Liebe Taju,
so hoch, wie Du das jetzt ansiedelst, möchte ich die Idee doch nicht hängen; zuerst war es bloß einfach ein Einfall, der selbstverständlich geprüft und erhärtet werden muss.
Es gibt aber einfach ein paar Ungereimtheiten, und die machen einen Exegeten ja immet stutzig.
Die Sache mit den 30 Silberlingen ist höchst verdächtig; diese Summe - exakt! - wird ja in Sach 11, 12 erwähnt, und eine Deckungsgleichheit von Altem und Neuem Testament mit der Erfüllung einer Prophezeiung zu erklären, ist exegetisch frivol. So stehen ja im Grunde alle Stellen, welche eine Erfüllung einer at-lichen Prophezeiung erzählen, a priori unter Verdacht, bis sie auch anders erklärt und bezeugt werden können.
Es bleibt die FGrage, was denn Judas verraten haben soll.
Deine Bemühungen, lieber Mike, in Ehren; sie zeigen aber doch nur die Ratlosigkeit von ganzen Generationen von Exegeten. Sie mussten, weil es Offensichtliches nicht gab, zwangsläufig zu Spekulationen greifen.
In 1. Kor 15, 5 erzählt Paulus von den Erscheinungen des Auferstandenen zuerst vor Petrus und dann vor den Zwölfen. Diese Formel, die Paulus ja eingestandenermaßen übernommen hat und die also sehr alt ist, weiß also wohl nichts von dem durch den Tod des Judasb freigewordenen Platz.
Es sei denn, man hielte „die 12“ für einer so festgeprägten Begriff, dass die wirkliche Zahl unwesentlich ist - es könnten dann auch sieben oder zehn sein; sie blieben „die 12“, wenn sie als Gruppe der Apostel gemeint wären.
Kann es nicht sein, dass „der Verräter Judas“ ein schon vor Markus feststehendes Theologoumenon war, ebenso wie Maria Magdalena und Joseph von Arimathia? Von Letzteren hat Karl Martin Fischer (in „Das Ostergeschehen“) immerhin wahrscheinlich gemacht, dass sich hier der Name des Totengräbers erhalten hat.
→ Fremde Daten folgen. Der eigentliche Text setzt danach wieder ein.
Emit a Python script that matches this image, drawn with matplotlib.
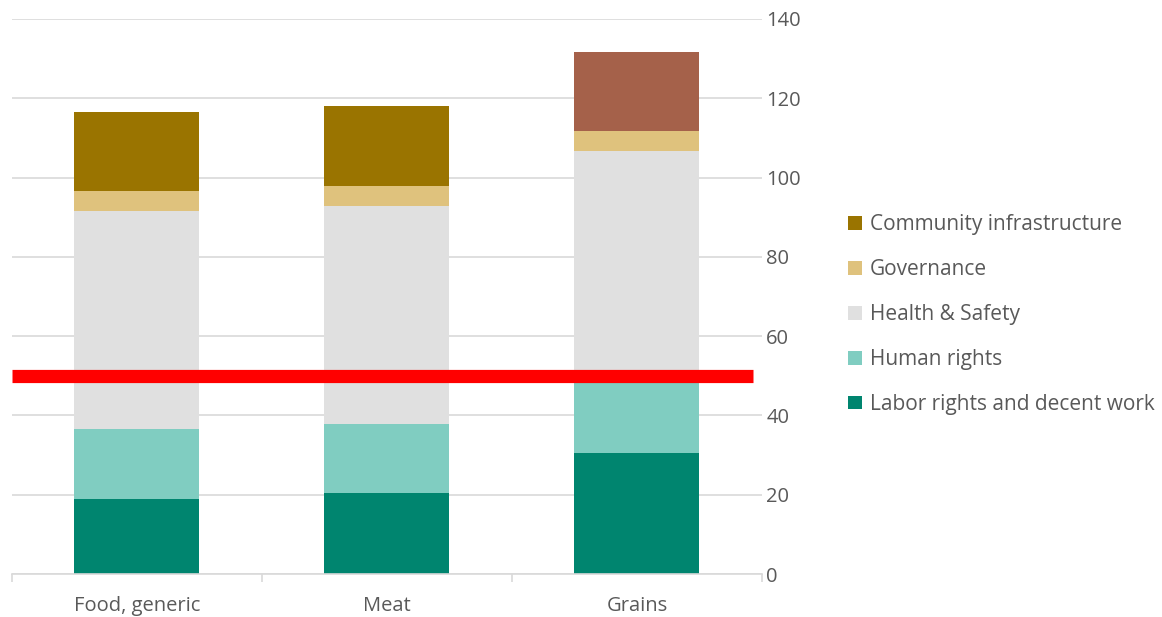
import matplotlib
matplotlib.use("Agg")
import matplotlib.pyplot as plt
from matplotlib.patches import Patch
import numpy as np

categories = ["Food, generic", "Meat", "Grains"]
series_names = ["Labor rights and decent work", "Human rights", "Health & Safety",
                "Governance", "Community infrastructure"]
labor = [19, 20.4, 30.5]
human = [17.6, 17.4, 19.0]
health = [55, 55, 57.2]
governance = [5, 5, 5]
community = [20, 20.3, 20.1]
threshold = 50
yticks = [0, 20, 40, 60, 80, 100, 120, 140]

colors = ["#00856F", "#80CDC1", "#E0E0E0", "#DFC27D", "#9A7400"]
grains_top_color = "#A5614A"

plt.rcParams['font.family'] = ['Open Sans', 'DejaVu Sans']
fig = plt.figure(figsize=(11.62, 6.17), dpi=100)
ax = fig.add_axes([12/1162, 1-574/617, 750/1162, 555/617])

x = np.arange(len(categories))
bottom = np.zeros(len(categories))
data = [labor, human, health, governance, community]
for i, vals in enumerate(data):
    cols = [colors[i]] * len(categories)
    if i == 4:
        cols[2] = grains_top_color
    ax.bar(x, vals, width=0.5, bottom=bottom, color=cols, zorder=2)
    bottom += np.array(vals)

ax.axhline(threshold, xmin=0, xmax=741/750, color="#FF0000", linewidth=9.5,
           solid_capstyle='butt', zorder=3)

ax.set_xlim(-0.5, 2.5)
ax.set_ylim(0, 140)
ax.set_yticks(yticks)
ax.yaxis.tick_right()
ax.grid(axis='y', color="#D9D9D9", linewidth=1.2, zorder=0)
for s in ["top", "left", "right"]:
    ax.spines[s].set_visible(False)
ax.spines["bottom"].set_color("#D9D9D9")
ax.spines["bottom"].set_linewidth(1.2)
ax.tick_params(axis='y', length=0, pad=3, labelsize=14.5, labelcolor="#595959")
ax.set_xticks(x)
ax.set_xticklabels(categories)
ax.set_xticks([-0.5, 0.5, 1.5, 2.5], minor=True)
ax.tick_params(axis='x', which='major', length=0, pad=16, labelsize=14.5, labelcolor="#595959")
ax.tick_params(axis='x', which='minor', length=6, color="#D9D9D9", width=1.2)

handles = [Patch(facecolor=colors[i], label=series_names[i]) for i in range(4, -1, -1)]
leg = fig.legend(handles=handles, loc="upper left", bbox_to_anchor=(848/1162, 1-214/617),
                 frameon=False, fontsize=15, handlelength=0.65, handleheight=0.65,
                 handletextpad=0.4, labelspacing=1.15, labelcolor="#595959",
                 borderaxespad=0, borderpad=0)

fig.savefig("out.png", dpi=100)
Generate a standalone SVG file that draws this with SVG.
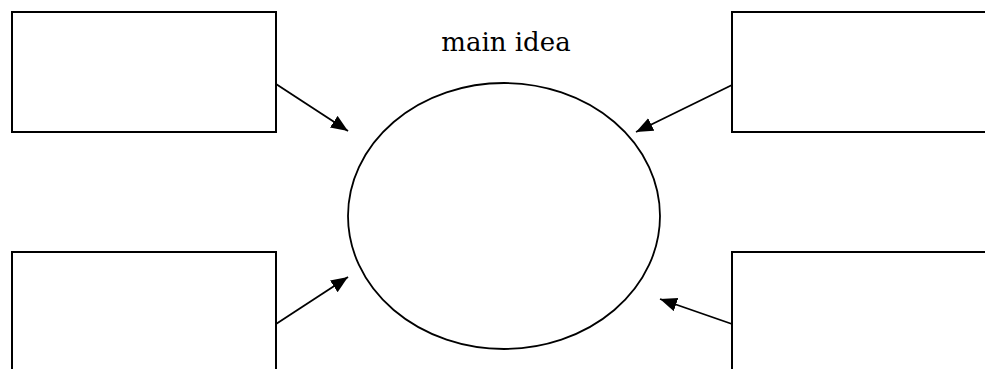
<svg xmlns="http://www.w3.org/2000/svg" width="985" height="369" viewBox="0 0 985 369">
<style>
.box{fill:#fff;stroke:#000;stroke-width:2}
.ell{fill:#fff;stroke:#000;stroke-width:1.8}
.conn{stroke:#000;stroke-width:1.8;fill:none}
.lbl{font-family:"DejaVu Serif","Liberation Serif",serif;font-size:26px;fill:#000}
</style>
<defs>
<marker id="arr" markerUnits="userSpaceOnUse" markerWidth="20" markerHeight="16" refX="17" refY="7" orient="auto">
<path d="M0,0 L17,7 L0,14 z" fill="#000"/>
</marker>
</defs>
<rect width="985" height="369" fill="#fff"/>
<g id="title"><text class="lbl" x="506" y="51" text-anchor="middle">main idea</text></g>
<g id="center"><ellipse class="ell" cx="504" cy="216" rx="156" ry="133"/></g>
<g id="box-tl"><rect class="box" x="12" y="12" width="264" height="120"/></g>
<g id="box-tr"><rect class="box" x="732" y="12" width="270" height="120"/></g>
<g id="box-bl"><rect class="box" x="12" y="252" width="264" height="130"/></g>
<g id="box-br"><rect class="box" x="732" y="252" width="270" height="130"/></g>
<g id="connectors">
<line class="conn" x1="276" y1="84" x2="348" y2="131" marker-end="url(#arr)"/>
<line class="conn" x1="732" y1="85" x2="636" y2="132" marker-end="url(#arr)"/>
<line class="conn" x1="276" y1="324" x2="348" y2="277" marker-end="url(#arr)"/>
<line class="conn" x1="732" y1="324" x2="660" y2="299" marker-end="url(#arr)"/>
</g>
</svg>
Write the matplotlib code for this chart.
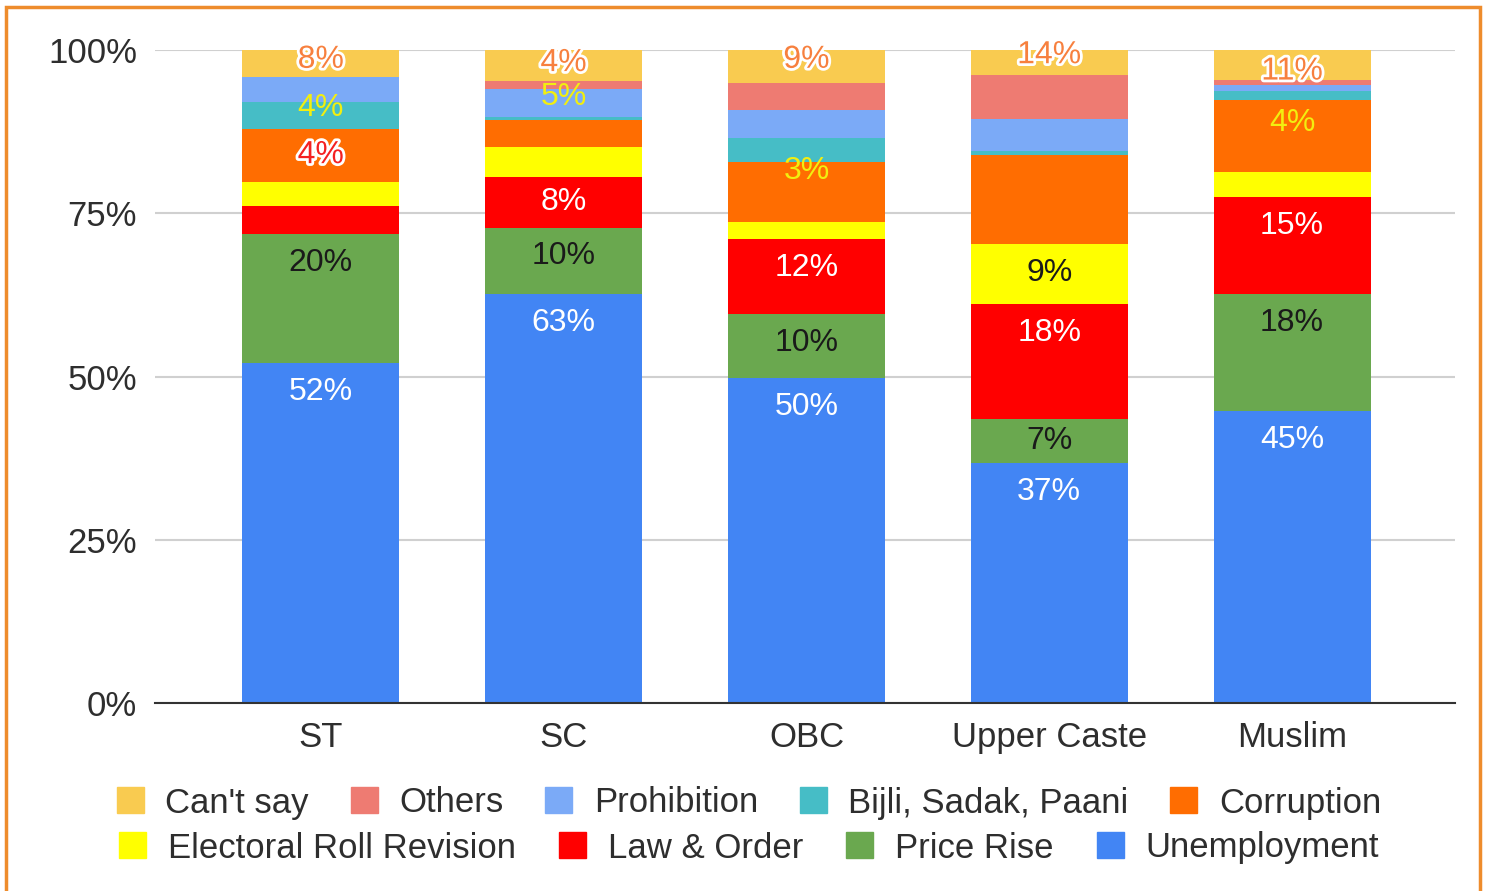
import matplotlib
matplotlib.use("Agg")
import matplotlib.pyplot as plt
import matplotlib.patheffects as pe
from matplotlib.patches import Patch, Rectangle
import numpy as np

plt.rcParams["font.family"] = ["Liberation Sans", "DejaVu Sans"]

groups = ["ST", "SC", "OBC", "Upper Caste", "Muslim"]

# stacked bottom -> top, % of respondents
unemployment = [52, 62.6, 49.7, 36.7, 44.7]
price_rise = [19.8, 10.2, 9.9, 6.8, 17.9]
law_order = [4.3, 7.8, 11.4, 17.6, 14.9]
electoral_roll = [3.7, 4.5, 2.7, 9.2, 3.8]
corruption = [8.1, 4.2, 9.2, 13.6, 11.0]
bijli = [4.1, 0.4, 3.7, 0.6, 1.4]
prohibition = [3.8, 4.3, 4.2, 4.9, 1.0]
others = [0.0, 1.2, 4.2, 6.8, 0.7]
cant_say = [4.2, 4.8, 5.0, 3.8, 4.6]

series = [
    ("Unemployment", unemployment, "#4285F4"),
    ("Price Rise", price_rise, "#6AA84F"),
    ("Law & Order", law_order, "#FF0000"),
    ("Electoral Roll Revision", electoral_roll, "#FFFF00"),
    ("Corruption", corruption, "#FF6D01"),
    ("Bijli, Sadak, Paani", bijli, "#46BDC6"),
    ("Prohibition", prohibition, "#7BAAF7"),
    ("Others", others, "#EE7B72"),
    ("Can't say", cant_say, "#F9CB50"),
]

# labels sitting inside their own segment
unemp_labels = ["52%", "63%", "50%", "37%", "45%"]
price_labels = ["20%", "10%", "10%", "7%", "18%"]
law_labels = ["", "8%", "12%", "18%", "15%"]
elec_labels = ["", "", "", "9%", ""]

# labels pushed up out of small segments (bar index, text, y%)
law_moved = [(0, "4%", 83.9)]
elec_moved = [(0, "4%", 91.1), (1, "5%", 92.8), (2, "3%", 81.4), (4, "4%", 88.8)]
corr_moved = [(0, "8%", 98.5), (1, "4%", 98.0), (2, "9%", 98.5),
              (3, "14%", 99.2), (4, "11%", 96.7)]

fig = plt.figure(figsize=(14.92, 8.91), dpi=100)
ax = fig.add_axes([155 / 1492, 188 / 891, 1300 / 1492, 653 / 891])

x = np.arange(len(groups))
width = 0.646
bottom = np.zeros(len(groups))
tops = {}
for name, vals, col in series:
    vals = np.array(vals)
    ax.bar(x, vals, width, bottom=bottom, color=col, zorder=2, linewidth=0)
    tops[name] = (bottom + vals, vals)
    bottom = bottom + vals


def inside(name, labels, color):
    top, h = tops[name]
    for i, lab in enumerate(labels):
        if lab:
            ax.text(x[i], top[i] - min(4.4, h[i] / 2), lab, ha="center",
                    va="center", fontsize=23, color=color, zorder=4)


inside("Unemployment", unemp_labels, "white")
inside("Price Rise", price_labels, "#1a1a1a")
inside("Law & Order", law_labels, "white")
inside("Electoral Roll Revision", elec_labels, "#1a1a1a")

halo = [pe.withStroke(linewidth=4, foreground="white")]
for i, lab, yy in corr_moved:
    ax.text(x[i], yy, lab, ha="center", va="center", fontsize=23,
            color="#F7803E", path_effects=halo, zorder=5)
for i, lab, yy in law_moved:
    ax.text(x[i], yy, lab, ha="center", va="center", fontsize=23,
            color="#F42020", path_effects=halo, zorder=5)
for i, lab, yy in elec_moved:
    ax.text(x[i], yy, lab, ha="center", va="center", fontsize=23,
            color="#F2EE10", zorder=5)

ax.set_xlim(-0.683, 4.671)
ax.set_ylim(0, 100)
ax.set_yticks([0, 25, 50, 75, 100])
ax.set_yticklabels(["0%", "25%", "50%", "75%", "100%"])
ax.set_xticks(x)
ax.set_xticklabels(groups)
ax.tick_params(length=0, labelsize=25, labelcolor="#2e2e2e")
ax.tick_params(axis="y", pad=13)
ax.tick_params(axis="x", pad=13)
ax.grid(axis="y", color="#d0d0d0", linewidth=1.5, zorder=0)
for s in ["top", "right", "left"]:
    ax.spines[s].set_visible(False)
ax.spines["bottom"].set_color("#333333")
ax.spines["bottom"].set_linewidth(1.5)
ax.spines["bottom"].set_zorder(3)

cols = {n: c for n, _, c in series}
row1 = ["Can't say", "Others", "Prohibition", "Bijli, Sadak, Paani", "Corruption"]
row2 = ["Electoral Roll Revision", "Law & Order", "Price Rise", "Unemployment"]
for row, yy, cs in [(row1, 1 - 803 / 891, 1.2), (row2, 1 - 848 / 891, 1.25)]:
    handles = [Patch(color=cols[n], label=n) for n in row]
    fig.legend(handles=handles, loc="center", bbox_to_anchor=(0.502, yy),
               ncol=len(row), frameon=False, fontsize=25, handlelength=0.78,
               handleheight=0.78, handletextpad=0.62, columnspacing=cs,
               labelcolor="#2e2e2e", borderaxespad=0, borderpad=0)

fig.patches.append(Rectangle((6 / 1492, -0.05), 1474 / 1492, 1.05 - 7 / 891,
                             transform=fig.transFigure, fill=False,
                             edgecolor="#EE8C2C", linewidth=2.5))

fig.savefig("out.png", dpi=100)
Und auch Maria Magdalena lässt sich in den verschiedenen Berichten nicht so richtig fassen; ihre Gestalt schillert und changiert. Sie war aber so bekannt und mit der Überlieferung von Jesus so fest verbunden, dass weder Markus noch ein anderer Evangelist es wagen konnte, sie auszulassen.
Ich will jetzt gewiss nicht der Däniken der Theologie werden, der die gesamte bisherige akademische Bemühung in den Orkus des Irrtums und der Nichtigkeit schleudert - dazu halte ich zuviel von ihr. Aber die Tatsache, dass bisher niemand diesen Gedanken gehabt hat, ist doch nicht von vornherein ein Argument. Oder?